Raising deductibles can reduce premium quickly. The tradeoff is you pay more out of pocket when something happens. The right deductible is the number you can actually pay without stress. A “cheap premium” with a deductible you can’t afford is not a win.

Adjust coverage when your car value changes

Collision and comprehensive make the most sense when the car is expensive to replace or you rely on it and can’t easily absorb a total loss. As the car ages, the premium for full coverage can start to look out of proportion to the vehicle’s market value. Some drivers eventually drop collision and keep comprehensive longer for theft, weather, and glass exposure. The right move depends on what the car is worth and whether you could replace it without taking on debt.

Mileage is a quiet lever that matters a lot

If your driving dropped because you retired, started working from home, or changed jobs, update your annual mileage estimate. Many drivers pay for a “commuter” risk profile they no longer have. Low-mileage discounts and pay-per-mile options can also be strong for people who genuinely drive less.

Ask about programs and discounts that require activation

Discounts are often not automatic. Good student discounts require proof. Defensive driving course discounts often require an approved course and documentation. Multi-car discounts depend on how vehicles are listed. Paid-in-full and paperless discounts require billing preferences. Anti-theft discounts depend on how the vehicle is coded. If you don’t ask and submit proof, the discount frequently doesn’t happen.

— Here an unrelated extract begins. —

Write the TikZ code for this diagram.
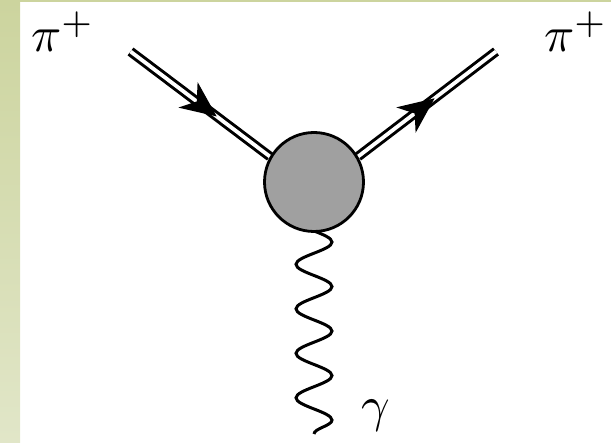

Consider safe-driver tracking only if you’re comfortable with the rules

Usage-based programs can help the right driver. They can also penalize patterns like heavy commuting, frequent short trips, or night driving depending on the scoring model. Before enrolling, ask two things: whether the program can increase your rate at renewal and what behaviors are weighted most heavily.

Check “small” policy setup details that sometimes matter

Driver order, primary driver assignment, garaging address, and who is listed on the policy can influence pricing in some systems. The goal is accuracy, not gaming. Still, correcting outdated information can move a premium.

A simple way to use this if you’re on a fixed income

If money is tight, prioritize the actions that reduce the monthly bill without adding new risk you can’t afford. Shopping quotes with identical coverage, confirming mileage, confirming discounts, and adjusting deductibles within your comfort zone usually produce the best results without compromising your financial safety net. A dividend check is helpful. The bigger win is lowering the number you pay every month.